Fears that fans will deafen themselves with a highest volume setting equal to a chainsaw have led Apple to develop an automatic­volume control.

It is the first time that the company has explicitly expressed fears over the risk the device poses to hearing. Experts believe that millions of young people are risking irreversible hearing damage because of the craze for MP3 players.

The iPod, like other digital music players, can store enough music to play for several days and has batteries that can last for more than 12 hours at a time. As a result, its owners can keep their earphones on all day, risking cumulative damage to their hearing.
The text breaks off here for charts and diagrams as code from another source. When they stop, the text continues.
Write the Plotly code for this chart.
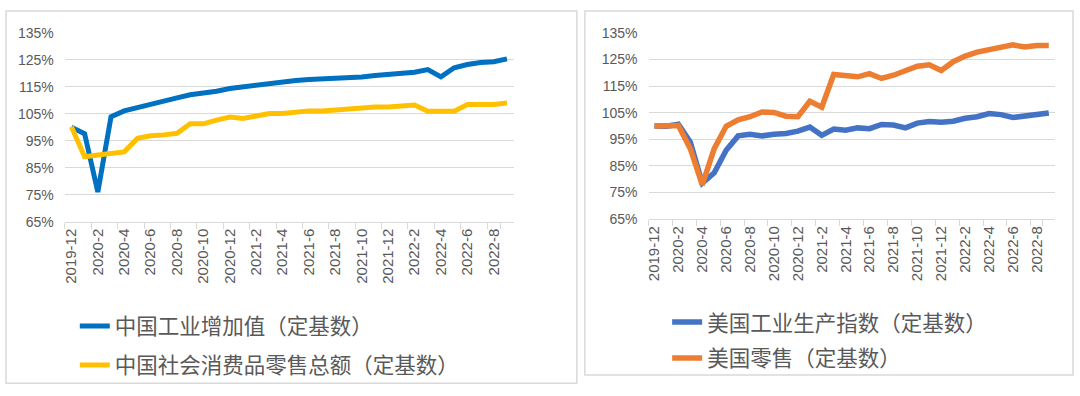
import plotly.graph_objects as go

categories = ["2019-12"] + [f"2020-{m}" for m in range(1, 13)] + [f"2021-{m}" for m in range(1, 13)] + [f"2022-{m}" for m in range(1, 10)]
tick_labels = categories[::2]

cn_industry = [100.0, 97.6, 76.0, 103.9, 106.1, 107.2, 108.7, 109.6, 110.9, 112.1, 112.7, 113.4,
               114.4, 115.0, 115.5, 116.4, 117.0, 117.4, 117.7, 117.9, 118.2, 118.4, 118.7, 119.2,
               119.6, 120.1, 120.4, 121.4, 118.7, 122.1, 123.3, 124.0, 124.3, 125.4]
cn_retail = [100.2, 89.1, 89.7, 90.5, 90.9, 95.9, 96.9, 97.2, 97.8, 101.3, 101.3, 102.7,
             103.8, 103.3, 104.2, 105.1, 105.1, 105.8, 106.1, 106.1, 106.5, 106.5, 107.2, 107.5,
             107.5, 108.1, 108.3, 106.0, 106.0, 106.0, 108.5, 108.5, 108.5, 109.0]
us_ip = [100.0, 99.9, 100.7, 93.9, 78.5, 82.4, 90.9, 96.3, 96.9, 96.3, 96.9, 97.2,
         98.1, 99.6, 96.5, 98.9, 98.4, 99.3, 99.0, 100.6, 100.4, 99.3, 101.1, 101.7,
         101.4, 101.8, 102.9, 103.5, 104.7, 104.3, 103.2, 103.8, 104.2, 104.9]
us_retail = [100.0, 99.9, 100.2, 91.5, 77.9, 91.5, 99.9, 102.3, 103.5, 105.3, 105.1, 103.7,
             103.5, 109.3, 107.1, 119.4, 119.1, 118.5, 119.7, 117.9, 119.1, 120.6, 122.5, 123.0,
             120.9, 124.2, 126.3, 127.8, 128.7, 129.1, 130.5, 129.7, 130.3, 130.3]

names = ["中国工业增加值（定基数）", "中国社会消费品零售总额（定基数）", "美国工业生产指数（定基数）", "美国零售（定基数）"]
colors = ["#0070C0", "#FFC000", "#4472C4", "#ED7D31"]

W, H = 1080, 396
TXT = "#595959"
GRID = "#D9D9D9"
YTICKFONT = dict(family="Liberation Sans, Arial, Noto Sans CJK SC", size=14, color=TXT)
XTICKFONT = dict(family="Liberation Sans, Arial, Noto Sans CJK SC", size=15, color=TXT)
LEGFONT = dict(family="Noto Sans CJK SC, Liberation Sans", size=21.5, color=TXT)

fig = go.Figure()
fig.add_trace(go.Scatter(x=categories, y=cn_industry, name=names[0], mode="lines",
                         line=dict(color=colors[0], width=5), xaxis="x", yaxis="y",
                         legend="legend", legendgroup="a"))
fig.add_trace(go.Scatter(x=categories, y=cn_retail, name=names[1], mode="lines",
                         line=dict(color=colors[1], width=5), xaxis="x", yaxis="y",
                         legend="legend", legendgroup="b"))
fig.add_trace(go.Scatter(x=categories, y=us_ip, name=names[2], mode="lines",
                         line=dict(color=colors[2], width=5.5), xaxis="x2", yaxis="y2",
                         legend="legend2", legendgroup="c"))
fig.add_trace(go.Scatter(x=categories, y=us_retail, name=names[3], mode="lines",
                         line=dict(color=colors[3], width=5.5), xaxis="x2", yaxis="y2",
                         legend="legend2", legendgroup="d"))

def px_x(v):
    return v / W

def px_y(v):
    return 1 - v / H

xcommon = dict(type="category", range=[-0.5, len(categories) - 0.5], tickmode="array",
               tickvals=tick_labels, ticktext=tick_labels, tickangle=-90, tickson="boundaries",
               ticks="outside", ticklen=6, tickcolor=GRID, showline=True, linecolor=GRID, linewidth=1,
               showgrid=False, tickfont=XTICKFONT, fixedrange=True)
ycommon = dict(range=[65, 135], tick0=65, dtick=10, ticksuffix="%", showgrid=True, gridcolor=GRID,
               gridwidth=1, zeroline=False, showline=False, tickfont=YTICKFONT, ticks="",
               ticklabelstandoff=10, fixedrange=True)

fig.update_layout(
    width=W, height=H, margin=dict(l=0, r=0, t=0, b=0),
    paper_bgcolor="white", plot_bgcolor="white",
    xaxis=dict(domain=[px_x(62), px_x(512)], anchor="y", **xcommon),
    yaxis=dict(domain=[px_y(222.7), px_y(26)], anchor="x", **ycommon),
    xaxis2=dict(domain=[px_x(647.3), px_x(1054.7)], anchor="y2", **xcommon),
    yaxis2=dict(domain=[px_y(220), px_y(26)], anchor="x2", **ycommon),
    legend=dict(x=px_x(72), y=px_y(310), xanchor="left", yanchor="top", font=LEGFONT,
                bgcolor="rgba(0,0,0,0)", tracegroupgap=8, traceorder="grouped"),
    legend2=dict(x=px_x(666), y=px_y(306), xanchor="left", yanchor="top", font=LEGFONT,
                 bgcolor="rgba(0,0,0,0)", tracegroupgap=5, traceorder="grouped"),
    showlegend=True,
    shapes=[
        dict(type="rect", xref="paper", yref="paper", x0=px_x(3), x1=px_x(575.5), y0=px_y(391), y1=px_y(3),
             line=dict(color="#D9D9D9", width=1.5), fillcolor="rgba(0,0,0,0)", layer="below"),
        dict(type="rect", xref="paper", yref="paper", x0=px_x(583.5), x1=px_x(1073), y0=px_y(382.5), y1=px_y(3),
             line=dict(color="#D9D9D9", width=1.5), fillcolor="rgba(0,0,0,0)", layer="below"),
    ],
)

fig.write_html("out.html", config={"displayModeBar": False},
               post_script="document.body.style.margin='0';document.body.style.padding='0';")
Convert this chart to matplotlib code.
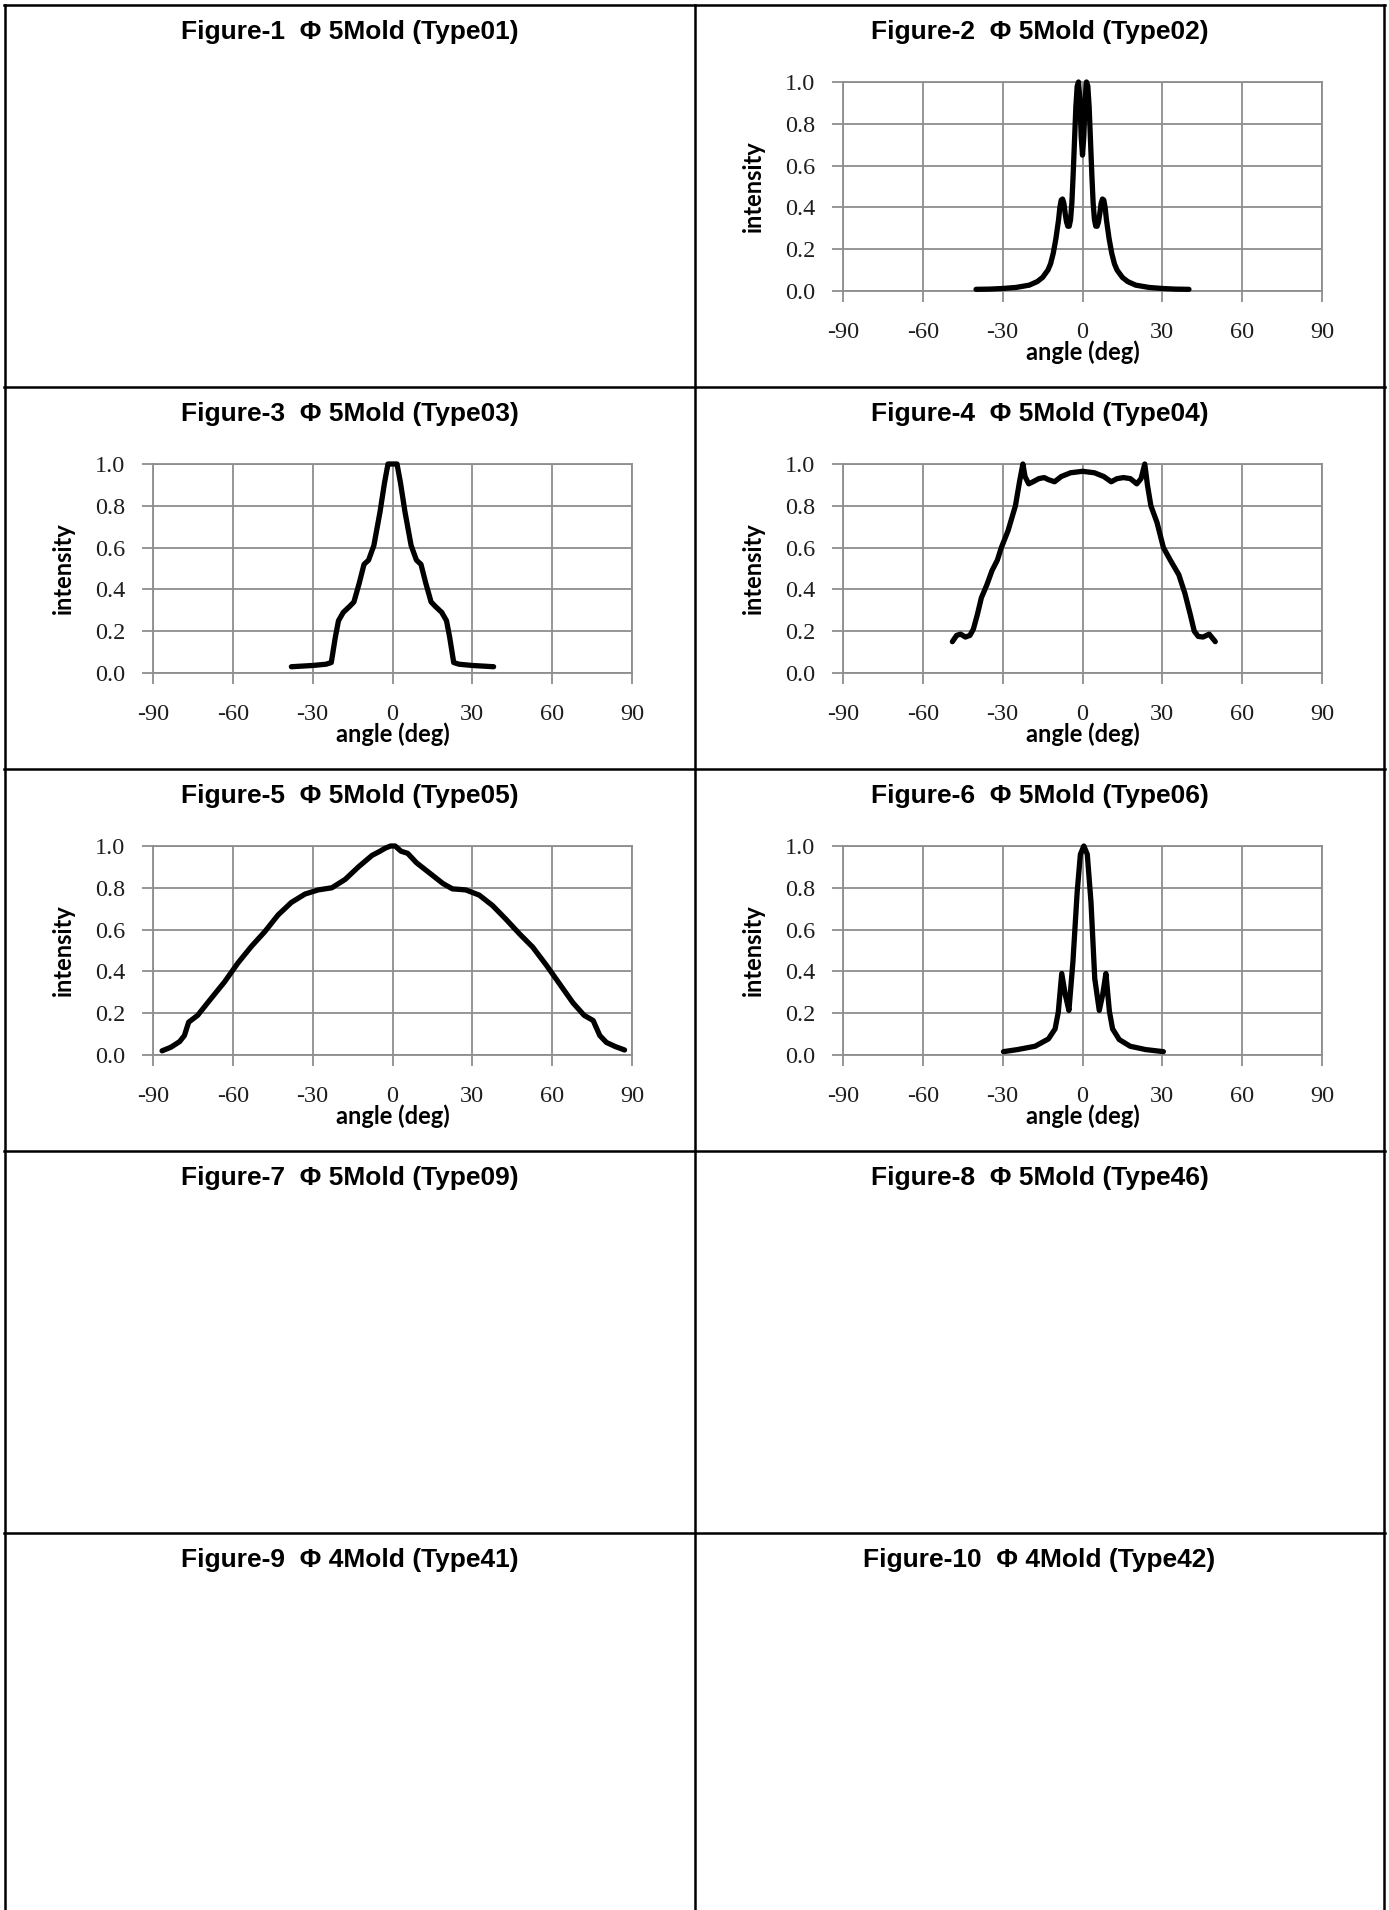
import matplotlib
matplotlib.use("Agg")
import matplotlib.pyplot as plt
from matplotlib.lines import Line2D
from matplotlib.ticker import FormatStrFormatter

plt.rcParams["axes.unicode_minus"] = False

# cell titles, row by row (left cell, right cell)
titles = [
    "Figure-1  Φ 5Mold (Type01)", "Figure-2  Φ 5Mold (Type02)",
    "Figure-3  Φ 5Mold (Type03)", "Figure-4  Φ 5Mold (Type04)",
    "Figure-5  Φ 5Mold (Type05)", "Figure-6  Φ 5Mold (Type06)",
    "Figure-7  Φ 5Mold (Type09)", "Figure-8  Φ 5Mold (Type46)",
    "Figure-9  Φ 4Mold (Type41)", "Figure-10  Φ 4Mold (Type42)",
]

# beam profiles: angle (deg) vs relative intensity
type02_angle = [-40, -35, -30, -25, -20, -17, -15, -13, -12, -11, -10, -9, -8.5, -8, -7.5,
                -7, -6.5, -6, -5.5, -5, -4.5, -4, -3.5, -3, -2.5, -2, -1.5, -1, -0.5, 0,
                0.5, 1, 1.5, 2, 2.5, 3, 3.5, 4, 4.5, 5, 5.5, 6, 6.5, 7, 7.5, 8, 8.5, 9,
                10, 11, 12, 13, 15, 17, 20, 25, 30, 35, 40]
type02_val = [0.008, 0.009, 0.012, 0.017, 0.028, 0.045, 0.065, 0.10, 0.13, 0.18, 0.25, 0.34, 0.40, 0.435, 0.44,
              0.42, 0.37, 0.33, 0.31, 0.31, 0.34, 0.42, 0.56, 0.72, 0.88, 0.98, 1.0, 0.92, 0.74, 0.65,
              0.74, 0.92, 1.0, 0.98, 0.88, 0.72, 0.56, 0.42, 0.34, 0.31, 0.31, 0.33, 0.37, 0.42, 0.44, 0.435, 0.40, 0.34,
              0.25, 0.18, 0.13, 0.10, 0.065, 0.045, 0.028, 0.017, 0.012, 0.009, 0.008]

type03_angle = [-38, -30, -25, -23, -21.5, -20.3, -18.5, -16, -14.5, -12.5, -10.7, -9, -7, -4.7, -3, -1.7, 0,
                1.7, 3, 4.7, 7, 9, 10.7, 12.5, 14.5, 16, 18.5, 20.3, 21.5, 23, 25, 30, 38]
type03_val = [0.030, 0.036, 0.042, 0.05, 0.17, 0.25, 0.29, 0.32, 0.34, 0.43, 0.52, 0.54, 0.61, 0.77, 0.91, 1.0, 1.0,
              1.0, 0.91, 0.77, 0.61, 0.54, 0.52, 0.43, 0.34, 0.32, 0.29, 0.25, 0.17, 0.05, 0.042, 0.036, 0.030]

type04_angle = [-48.9, -47.3, -45.8, -44, -42.3, -41, -39.5, -38, -36, -34, -32, -30.5, -28, -25.2, -23.6,
                -22.4, -21.6, -20.2, -18.6, -16.4, -14.4, -12.8, -10.5, -8, -4.5, 0,
                4.5, 8, 10.8, 13, 15.4, 18, 20.4, 22, 23.4, 24.4, 25.7, 28, 30.4, 33, 36.2, 38.5, 40.5,
                42, 43.5, 45.3, 47.6, 49.9]
type04_val = [0.15, 0.18, 0.186, 0.172, 0.18, 0.21, 0.28, 0.36, 0.42, 0.49, 0.54, 0.60, 0.68, 0.80, 0.92,
              1.0, 0.94, 0.905, 0.915, 0.93, 0.935, 0.925, 0.915, 0.94, 0.958, 0.965,
              0.958, 0.94, 0.915, 0.93, 0.935, 0.93, 0.905, 0.93, 1.0, 0.90, 0.80, 0.72, 0.60, 0.54, 0.47, 0.38, 0.28,
              0.20, 0.175, 0.172, 0.186, 0.15]

type05_angle = [-86.6, -83.3, -80, -78.2, -76.6, -73.2, -68.2, -63.1, -58.1, -53, -48, -43, -38, -32.9, -27.9,
                -22.8, -17.8, -12.8, -7.7, -4.7, -2.7, -0.7, 1, 3.2, 5.7, 9, 14, 19, 22.5, 27.5, 32.6,
                37.6, 42.6, 47.7, 52.7, 57.8, 62.8, 67.8, 72, 75.4, 77.9, 80.4, 83.8, 87.2]
type05_val = [0.02, 0.037, 0.064, 0.093, 0.157, 0.19, 0.27, 0.35, 0.44, 0.52, 0.59, 0.67, 0.73, 0.77, 0.79,
              0.80, 0.84, 0.90, 0.955, 0.975, 0.99, 1.0, 1.0, 0.975, 0.965, 0.92, 0.87, 0.82, 0.795, 0.79, 0.765,
              0.715, 0.65, 0.58, 0.516, 0.43, 0.34, 0.25, 0.19, 0.165, 0.093, 0.06, 0.04, 0.024]

type06_angle = [-29.7, -24.4, -17.8, -12.8, -10.3, -9.1, -7.8, -6.5, -5.1, -3.6, -2, -0.8, 0.5,
                1.8, 3.2, 4.6, 6.3, 7.6, 8.8, 10.1, 11.3, 13.8, 17.9, 23.7, 30.4]
type06_val = [0.016, 0.026, 0.042, 0.077, 0.125, 0.205, 0.39, 0.29, 0.213, 0.446, 0.78, 0.96, 1.0,
              0.96, 0.73, 0.366, 0.213, 0.29, 0.39, 0.21, 0.125, 0.074, 0.042, 0.026, 0.016]

# cell index -> profile
profiles = {
    1: (type02_angle, type02_val),
    2: (type03_angle, type03_val),
    3: (type04_angle, type04_val),
    4: (type05_angle, type05_val),
    5: (type06_angle, type06_val),
}

x_ticks = [-90, -60, -30, 0, 30, 60, 90]
y_ticks = [0.0, 0.2, 0.4, 0.6, 0.8, 1.0]

W, H = 1389, 1910
fig = plt.figure(figsize=(W / 100, H / 100), dpi=100, facecolor="white")

col_x = [5, 695, 1384]
row_y = [5, 387, 769, 1151, 1533, 1915]


def fx(px):
    return px / W


def fy(py):
    return 1 - py / H


# table frame
for x in col_x:
    fig.add_artist(Line2D([fx(x), fx(x)], [fy(row_y[0]), fy(row_y[-1])], color="black", lw=1.8))
for y in row_y[:-1]:
    fig.add_artist(Line2D([fx(col_x[0] - 1), fx(col_x[-1] + 1)], [fy(y), fy(y)], color="black", lw=1.8))

# cell titles
for i, t in enumerate(titles):
    r, c = divmod(i, 2)
    cx = (col_x[c] + col_x[c + 1]) / 2
    fig.text(fx(cx), fy(row_y[r] + 27), t, ha="center", va="center",
             fontsize=19, fontweight="bold", family="Liberation Sans")

grid_color = "#8e8e8e"
plot_w, plot_h = 479, 209

for i, (ang, val) in profiles.items():
    r, c = divmod(i, 2)
    left = col_x[c] + 148
    top = row_y[r] + 77
    ax = fig.add_axes([fx(left), fy(top + plot_h), plot_w / W, plot_h / H])
    ax.plot(ang, val, color="black", lw=3.8, solid_joinstyle="round",
            solid_capstyle="round", clip_on=False, zorder=3)
    ax.set_xlim(-90, 90)
    ax.set_ylim(0, 1.0)
    ax.set_xticks(x_ticks)
    ax.set_yticks(y_ticks)
    ax.yaxis.set_major_formatter(FormatStrFormatter("%.1f"))
    ax.grid(True, color=grid_color, lw=1.3)
    ax.set_axisbelow(True)
    for s in ax.spines.values():
        s.set_color(grid_color)
        s.set_linewidth(1.3)
    ax.tick_params(direction="out", length=8, width=1.3, color=grid_color,
                   labelsize=17.5, labelcolor="#1e1e1e")
    ax.tick_params(axis="x", pad=14)
    ax.tick_params(axis="y", pad=12)
    for lab in ax.get_xticklabels() + ax.get_yticklabels():
        lab.set_fontfamily("Liberation Serif")

    ax.set_xlabel("angle (deg)", fontsize=17, fontweight="bold", family="Lato")
    ax.xaxis.set_label_coords(0.5, -61 / plot_h)
    ax.xaxis.label.set_va("center")
    ax.set_ylabel("intensity", fontsize=17, fontweight="bold", family="Lato")
    ax.yaxis.set_label_coords(-90 / plot_w, 0.5)
    ax.yaxis.label.set_va("center")

fig.savefig("out.png", dpi=100, facecolor="white")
A new patent reveals that the next iPods and iPhones could automatically calculate how long a person has been listening, and at what volume, before gradually reducing the sound level. It states: “Since the damaging effects on users’ hearing is both gradual and cumulative, even those users who are concerned about hearing loss may not behave in a manner that would limit or minimise such damaging effects.”

Currently, iPods can reach volumes of more than 100 decibels. At that volume, experts claim, there is a risk of hearing damage after just 15 minutes.

The device will also calculate the amount of “quiet time” between when the iPod is turned off and when it is restarted, allowing the volume to be increased again to a safe level.

However, it is unclear whether iPod owners will be able to switch off this automatic volume control.

The move by Apple to introduce hearing protection to iPods comes after heavy criticism by hearing charities who have expressed concerns about the risk posed by MP3 players.

A recent report by the Royal National Institute for the Deaf estimated that more than four million young people in Britain are at risk of hearing damage from listening to loud music, and called on MP3 manufacturers to introduce warnings and volume limits. It found that nearly 20 per cent of teenagers were listening to music for more than 21 hours a week.